Gayner pushed back a little, pointing out that it’s hard to find businesses that have no problems selling for reasonable prices, especially with the market awash in private equity. “As we gain skills and talents, we may indeed consider opportunities where we need to be more operational than we’ve been,” he said.

So somebody else followed up by asking if Markel might partner with a 3G-like firm that had operational expertise. This produced one of Gayner’s less transparent analogies. He asked how many people in the room had heard of Rambis, the least glamorous of the ’80s Lakers who did the dirty work on the boards and let Magic Johnson and the crew do their Showtime thing. Gayner called him “my favorite NBA player of all time” and “a spectacular rebounder” who knew what his role was and hung around the boards to do it.

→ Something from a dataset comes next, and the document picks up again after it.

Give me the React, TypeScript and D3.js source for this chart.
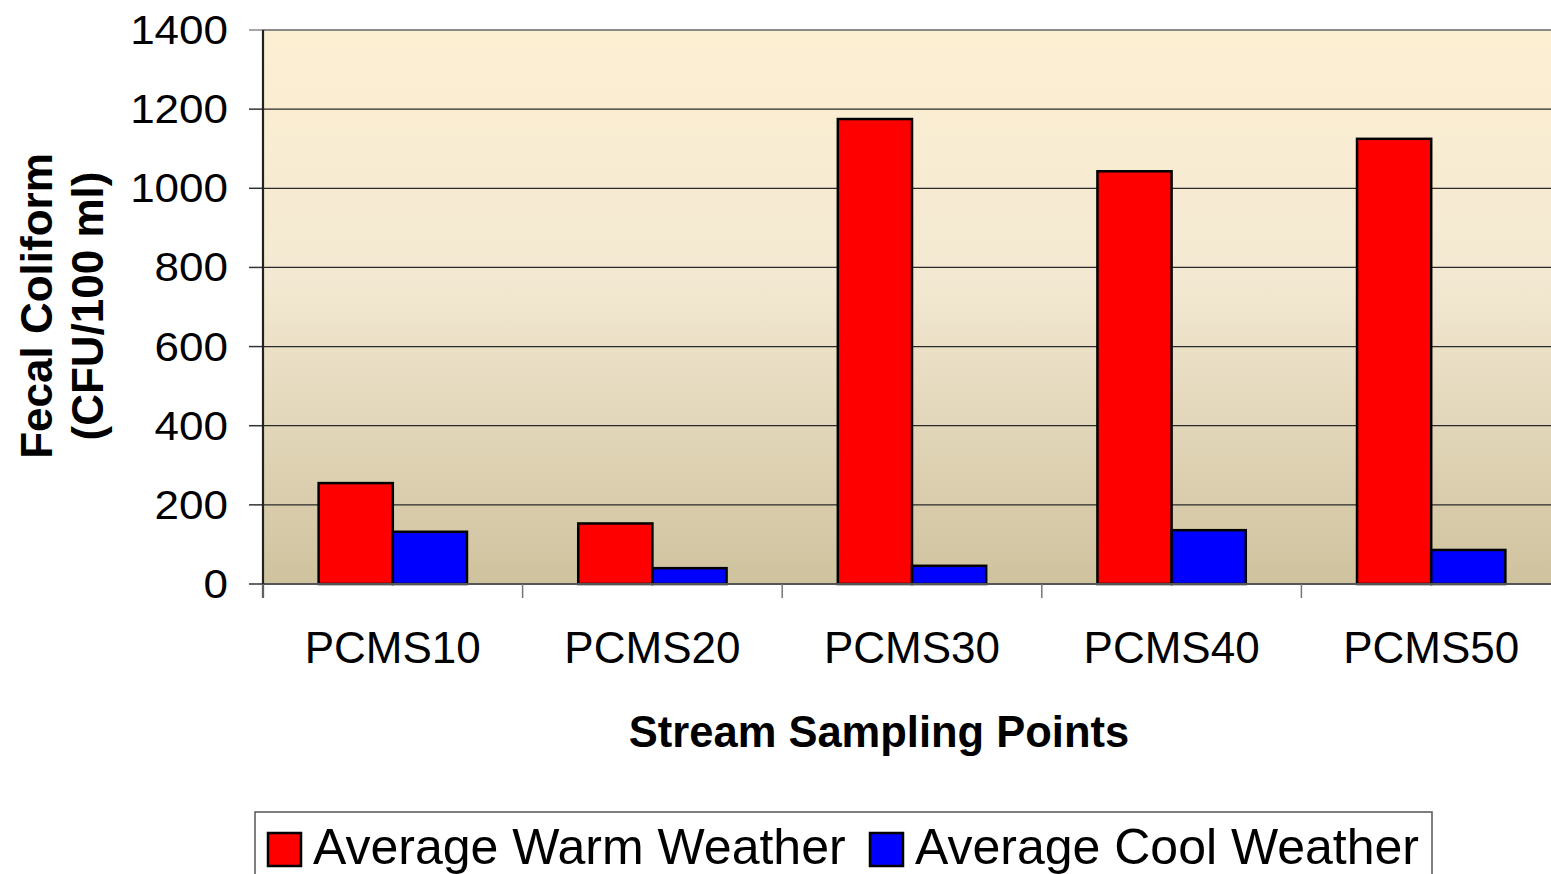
import React from "react";
import * as d3 from "d3";

const categories = ["PCMS10", "PCMS20", "PCMS30", "PCMS40", "PCMS50"];
const warmValues = [255, 153, 1175, 1043, 1125];
const coolValues = [132, 40, 46, 136, 86];
const yTicks = [0, 200, 400, 600, 800, 1000, 1200, 1400];
const seriesNames = ["Average Warm Weather", "Average Cool Weather"];
const seriesColors = ["#FF0000", "#0000FF"];

const W = 1551;
const H = 874;
const left = 263;
const catW = 259.6;
const right = left + catW * categories.length;
const top = 30;
const bottom = 584;

export default function App() {
  const x = d3.scaleBand<string>().domain(categories).range([left, right]).padding(0);
  const y = d3.scaleLinear().domain([0, 1400]).range([bottom, top]);
  const bw = x.bandwidth() / 3.5;
  const series = [warmValues, coolValues];
  const font = "Liberation Sans, Arial, sans-serif";

  return (
    <svg width={W} height={H} style={{ position: "absolute", left: 0, top: 0 }} fontFamily={font}>
      <defs>
        <linearGradient id="bg" x1="0" y1="0" x2="0" y2="1">
          <stop offset="0" stopColor="#FDEFD2" />
          <stop offset="0.45" stopColor="#F3E9D2" />
          <stop offset="1" stopColor="#CFC29E" />
        </linearGradient>
      </defs>
      <rect x={0} y={0} width={W} height={H} fill="#fff" />
      <rect x={left} y={top} width={right - left} height={bottom - top} fill="url(#bg)" />
      <line x1={left} x2={right} y1={top} y2={top} stroke="#8a8a8a" strokeWidth={2} />
      {yTicks.filter((t) => t > 0 && t < 1400).map((t) => (
        <line key={t} x1={left} x2={right} y1={y(t)} y2={y(t)} stroke="#2a2a2a" strokeWidth={1.3} />
      ))}
      {yTicks.map((t) => (
        <g key={"yt" + t}>
          <line x1={249} x2={left} y1={y(t)} y2={y(t)} stroke={t === 1400 ? "#888" : "#333"} strokeWidth={1.5} />
          <text
            transform={`translate(228,${y(t) + 14}) scale(1.1,1)`}
            textAnchor="end"
            fontSize={40}
            fill="#000"
          >
            {t}
          </text>
        </g>
      ))}
      {categories.map((c, i) => {
        const cx = (x(c) as number) + x.bandwidth() / 2;
        return series.map((vals, s) => (
          <rect
            key={c + s}
            x={cx - bw + s * bw}
            y={y(vals[i])}
            width={bw}
            height={bottom - y(vals[i])}
            fill={seriesColors[s]}
            stroke="#000"
            strokeWidth={2.5}
          />
        ));
      })}
      <line x1={left} x2={right} y1={bottom} y2={bottom} stroke="#555" strokeWidth={2} />
      <line x1={left} x2={left} y1={top} y2={598} stroke="#222" strokeWidth={2.2} />
      {categories.map((c) => (
        <line key={"xt" + c} x1={x(c) as number} x2={x(c) as number} y1={bottom} y2={598} stroke="#777" strokeWidth={1.5} />
      ))}
      {categories.map((c) => (
        <text key={"xl" + c} x={(x(c) as number) + x.bandwidth() / 2} y={663} textAnchor="middle" fontSize={44} fill="#000">
          {c}
        </text>
      ))}
      <text x={879} y={747} textAnchor="middle" fontSize={43.5} fontWeight="bold" fill="#000">
        Stream Sampling Points
      </text>
      <g transform="translate(52,306) rotate(-90)">
        <text x={0} y={0} textAnchor="middle" fontSize={44} fontWeight="bold" fill="#000">
          Fecal Coliform
        </text>
        <text x={0} y={51} textAnchor="middle" fontSize={44} fontWeight="bold" fill="#000">
          (CFU/100 ml)
        </text>
      </g>
      <rect x={255} y={812} width={1177} height={80} fill="#fff" stroke="#555" strokeWidth={1.5} />
      {seriesNames.map((n, s) => {
        const sx = s === 0 ? 268 : 870;
        return (
          <g key={n}>
            <rect x={sx} y={833} width={33} height={33} fill={seriesColors[s]} stroke="#000" strokeWidth={2.5} />
            <text x={sx + 45} y={864} fontSize={50} fill="#000">
              {n}
            </text>
          </g>
        );
      })}
    </svg>
  );
}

Berkshire, Gayner said, got the opportunities it got during the financial crisis, as well as the opportunities presented by 3G, because it was “hanging around the boards.” People knew what it could do and found it when they needed it. This led to a downright philosophical observation about how much time it took Buffett to make the Bank of America deal.

“Either he made it in a minute or he made it in a lifetime,” he said.

Someone from Venezuela asked about opportunities in Latin America. Nobody took the opportunity to make a joke about his home country, which I’m not sure Munger would have resisted. Whitt said Markel has relatively small Latin American operations at the moment. “It’s incredibly competitive in Latin America right now,” he said. Everybody wants in, so pricing isn’t great. Steve Markel agreed, saying the company would like to do a lot more there, but margins are “skinny” at present.

Another investor allowed his child to ask a question. The boy asked what Markel’s goal is.

“We want Markel to be one of the world’s great companies,” Gayner said. “It’s a big dream.”

With that, he thanked everybody for coming. Seemed like a good note to end on.